• [SHORT TASK]: Copy exactly, and only, the lines starting at the line with "Recreate this image" and ending at the line with "ax.barh(y, post, left=pre". Leave every picture out of the copy.

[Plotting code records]

********

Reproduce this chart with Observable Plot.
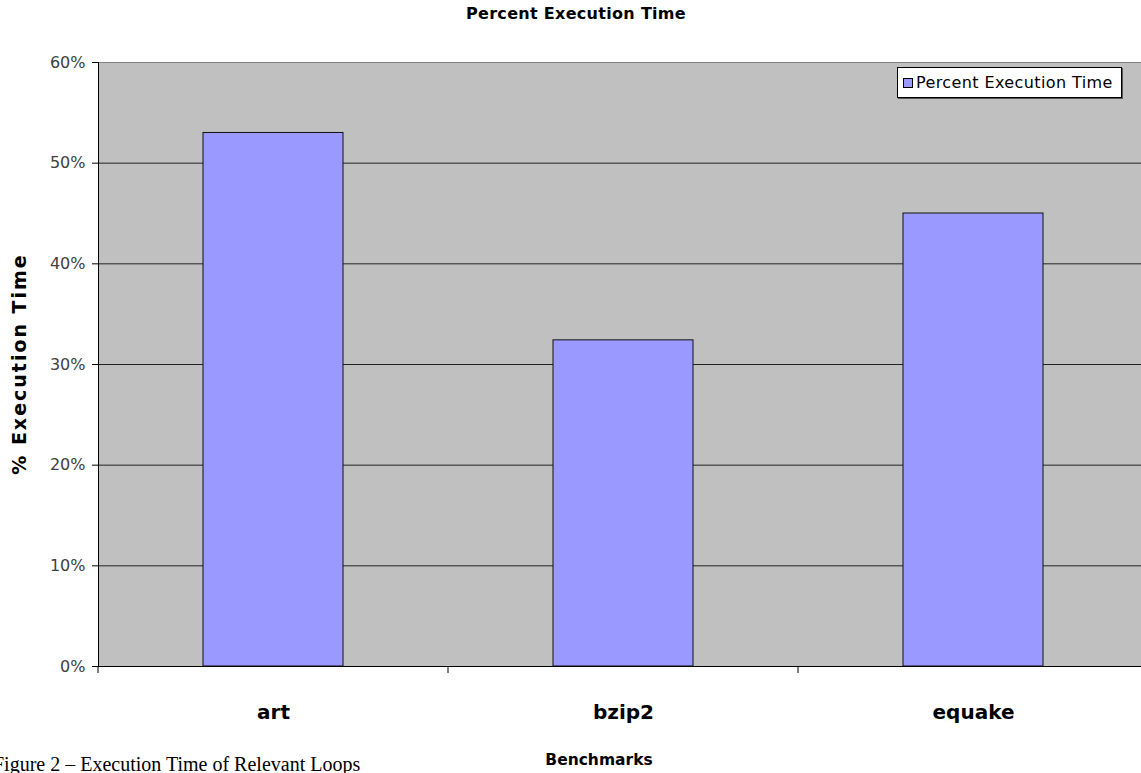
<!DOCTYPE html>
<html>
<head>
<meta charset="utf-8">
<script src="https://cdn.jsdelivr.net/npm/d3@7"></script>
<script src="https://cdn.jsdelivr.net/npm/@observablehq/plot@0.6"></script>
<style>
  html, body { margin: 0; padding: 0; background: #fff; }
  #wrap { position: relative; width: 1141px; height: 773px; overflow: hidden; font-family: "DejaVu Sans", Verdana, sans-serif; }
  #chart { position: absolute; left: 0; top: 0; width: 1200px; }
  #chart svg { max-width: none !important; }
  .title { position: absolute; top: 4px; left: 576px; transform: translateX(-50%); white-space: nowrap; font-weight: bold; font-size: 16px; letter-spacing: 0.3px; color: #000; }
  .ylab { position: absolute; left: 19px; top: 364px; transform: translate(-50%, -50%) rotate(-90deg); white-space: nowrap; font-weight: bold; font-size: 19px; letter-spacing: 2px; color: #000; }
  .xlab { position: absolute; top: 751px; left: 599px; transform: translateX(-50%); white-space: nowrap; font-weight: bold; font-size: 15.5px; color: #000; }
  .caption { position: absolute; left: -7px; top: 753px; font-family: "Liberation Serif", "Times New Roman", serif; font-size: 20px; color: #000; white-space: nowrap; }
  .legend { position: absolute; left: 897px; top: 67px; width: 225px; height: 31px; background: #fff; border: 1px solid #000; box-shadow: 1px 1px 0 #555; display: flex; align-items: center; font-size: 16px; letter-spacing: 0.4px; color: #000; box-sizing: border-box; padding-left: 5px; white-space: nowrap; }
  .legend .sw { width: 8px; height: 8px; background: #9999FF; border: 1px solid #000; margin-right: 3px; flex: none; }
</style>
</head>
<body>
<div id="wrap">
  <div id="chart"></div>
  <div class="title">Percent Execution Time</div>
  <div class="ylab">% Execution Time</div>
  <div class="xlab">Benchmarks</div>
  <div class="caption">Figure 2 – Execution Time of Relevant Loops</div>
  <div class="legend"><span class="sw"></span><span id="legtext"></span></div>
</div>
<script>
const benchmarks = ["art", "bzip2", "equake"];
const percentExecution = [0.53, 0.324, 0.45];
const seriesName = "Percent Execution Time";
const yTicks = [0, 0.1, 0.2, 0.3, 0.4, 0.5, 0.6];

document.getElementById("legtext").textContent = seriesName;

const data = benchmarks.map((b, i) => ({benchmark: b, value: percentExecution[i]}));

// Category boundary ticks below the x axis, placed through the x scale
function boundaryTicks(index, scales, values, dims) {
  const g = d3.create("svg:g");
  const x = scales.x;
  const step = x.step();
  const y0 = dims.height - dims.marginBottom;
  const xs = benchmarks.map(b => x(b) - (step - x.bandwidth()) / 2);
  xs.push(xs[xs.length - 1] + step);
  for (const px of xs) {
    g.append("line").attr("x1", px).attr("x2", px).attr("y1", y0).attr("y2", y0 + 7)
      .attr("stroke", "#000").attr("stroke-width", 1);
  }
  return g.node();
}

const plot = Plot.plot({
  width: 1200,
  height: 773,
  marginLeft: 98,
  marginRight: 52,
  marginTop: 62,
  marginBottom: 107,
  style: {fontFamily: "DejaVu Sans, Verdana, sans-serif", background: "transparent", maxWidth: "none"},
  x: {domain: benchmarks, paddingInner: 0.6, paddingOuter: 0.3, align: 0.5},
  y: {domain: [0, 0.6]},
  marks: [
    Plot.frame({fill: "#C0C0C0", stroke: null}),
    Plot.ruleY([0.6], {stroke: "#808080", strokeWidth: 1}),
    Plot.gridY(yTicks.filter(t => t > 0 && t < 0.6), {stroke: "#222", strokeOpacity: 1, strokeWidth: 1}),
    Plot.barY(data, {x: "benchmark", y: "value", fill: "#9999FF", stroke: "#111", strokeWidth: 1}),
    Plot.ruleY([0], {stroke: "#000", strokeWidth: 1}),
    Plot.frame({anchor: "left", stroke: "#000", strokeWidth: 1}),
    Plot.axisY({ticks: yTicks, tickFormat: d3.format(".0%"), tickSize: 6, tickPadding: 7, fontSize: 16, color: "#404040", stroke: "#000", strokeOpacity: 1, label: null}),
    Plot.axisX({tickSize: 0, tickPadding: 38, fontSize: 20, fontWeight: "bold", label: null, style: {letterSpacing: "1.5px"}}),
    boundaryTicks
  ]
});
plot.style.maxWidth = "none";
document.getElementById("chart").appendChild(plot);
</script>
</body>
</html>
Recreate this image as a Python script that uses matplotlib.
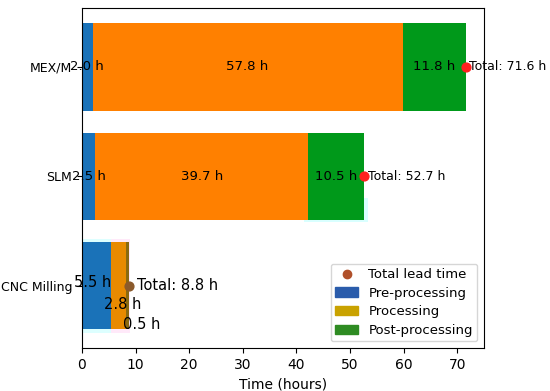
import matplotlib.pyplot as plt
import numpy as np
from matplotlib.patches import Patch
from matplotlib.lines import Line2D

# data (bottom -> top)
processes = ['CNC Milling', 'SLM', 'MEX/M']
pre_processing = [5.5, 2.5, 2.0]
processing = [2.8, 39.7, 57.8]
post_processing = [0.5, 10.5, 11.8]
totals = [8.8, 52.7, 71.6]

bar_colors = ['#1a72b8', '#ff8000', '#00991a']
legend_colors = ['#2a5cab', '#c9a200', '#2e8b22']

fig = plt.figure(figsize=(5.5, 3.91), dpi=100)
ax = fig.add_axes([0.149, 0.11, 0.731, 0.87])

y = np.arange(len(processes))
pre = np.array(pre_processing)
proc = np.array(processing)
post = np.array(post_processing)

post_colors = ['#8a6a10', bar_colors[2], bar_colors[2]]
ax.barh(y, pre, height=0.8, color=bar_colors[0])
ax.barh(y, proc, left=pre, height=0.8, color=['#e88a00', bar_colors[1], bar_colors[1]])
ax.barh(y, post, left=pre + proc, height=0.8, color=post_colors)

# faint highlight artifacts around the CNC bars and under the SLM bar
ax.barh(y[0], pre[0] + 0.3, left=-0.3, height=0.86, color='#a0ffff', alpha=0.35, zorder=0)
ax.barh(y[0], proc[0] + 0.6, left=pre[0], height=0.86, color='#ffc8f0', alpha=0.4, zorder=0)
ax.barh(y[1] - 0.31, post[1] + 1.5, left=pre[1] + proc[1] - 0.8, height=0.22,
        color='#a0ffff', alpha=0.4, zorder=0)

# segment labels
for i in range(1, len(processes)):
    ax.text(pre[i] / 2, y[i], f"{pre[i]:.1f} h", ha='center', va='center', fontsize=9.5)
    ax.text(pre[i] + proc[i] / 2, y[i], f"{proc[i]:.1f} h", ha='center', va='center', fontsize=9.5)
    ax.text(pre[i] + proc[i] + post[i] / 2, y[i], f"{post[i]:.1f} h", ha='center', va='center', fontsize=9.5)
    ax.scatter(totals[i], y[i], color='#ff2020', s=40, zorder=5)
    ax.text(totals[i] + 0.6, y[i], f"Total: {totals[i]:.1f} h", ha='left', va='center', fontsize=9)

# CNC labels are crowded, shifted around
ax.text(1.9, y[0] + 0.03, f"{pre[0]:.1f} h", ha='center', va='center', fontsize=10.5)
ax.text(7.6, y[0] - 0.17, f"{proc[0]:.1f} h", ha='center', va='center', fontsize=10.5)
ax.text(11.2, y[0] - 0.36, f"{post[0]:.1f} h", ha='center', va='center', fontsize=10.5)
ax.scatter(totals[0], y[0], color='#8b5a2b', s=40, zorder=5)
ax.text(totals[0] + 1.4, y[0], f"Total: {totals[0]:.1f} h", ha='left', va='center', fontsize=10.5)

ax.set_yticks(y)
ax.set_yticklabels(processes, fontsize=9)
ax.tick_params(axis='x', labelsize=10)
ax.set_xlim(0, 75)
ax.set_xlabel("Time (hours)", fontsize=10)

handles = [
    Line2D([], [], marker='o', linestyle='none', color='#b0502a', markersize=6),
    Patch(color=legend_colors[0]),
    Patch(color=legend_colors[1]),
    Patch(color=legend_colors[2]),
]
labels = ['Total lead time', 'Pre-processing', 'Processing', 'Post-processing']
ax.legend(handles, labels, loc='lower right', fontsize=9.5, labelspacing=0.42,
          handlelength=1.7, handletextpad=0.8, borderpad=0.35)

fig.savefig("out.png", dpi=100)
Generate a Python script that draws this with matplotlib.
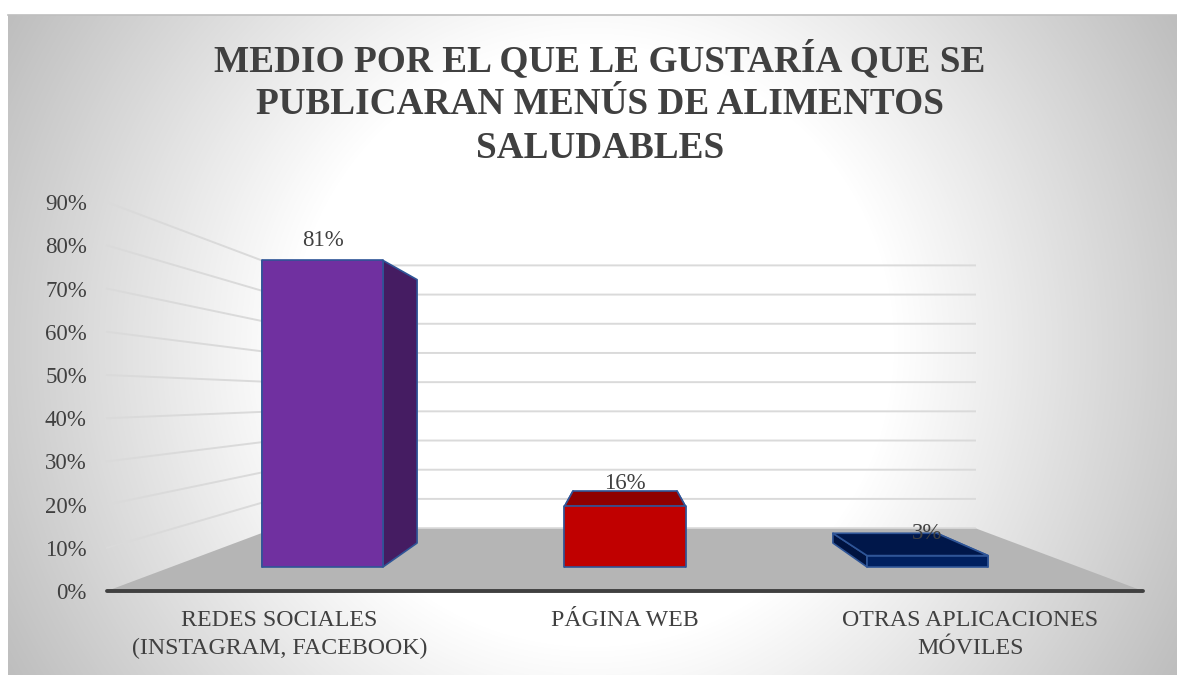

********

• [SOLUTION]:
Recreate this image as a Python script that uses matplotlib.
import matplotlib.pyplot as plt
import numpy as np
from matplotlib.patches import Patch
from matplotlib.lines import Line2D

# data (bottom -> top)
processes = ['CNC Milling', 'SLM', 'MEX/M']
pre_processing = [5.5, 2.5, 2.0]
processing = [2.8, 39.7, 57.8]
post_processing = [0.5, 10.5, 11.8]
totals = [8.8, 52.7, 71.6]

bar_colors = ['#1a72b8', '#ff8000', '#00991a']
legend_colors = ['#2a5cab', '#c9a200', '#2e8b22']

fig = plt.figure(figsize=(5.5, 3.91), dpi=100)
ax = fig.add_axes([0.149, 0.11, 0.731, 0.87])

y = np.arange(len(processes))
pre = np.array(pre_processing)
proc = np.array(processing)
post = np.array(post_processing)

post_colors = ['#8a6a10', bar_colors[2], bar_colors[2]]
ax.barh(y, pre, height=0.8, color=bar_colors[0])
ax.barh(y, proc, left=pre, height=0.8, color=['#e88a00', bar_colors[1], bar_colors[1]])
ax.barh(y, post, left=pre + proc, height=0.8, color=post_colors)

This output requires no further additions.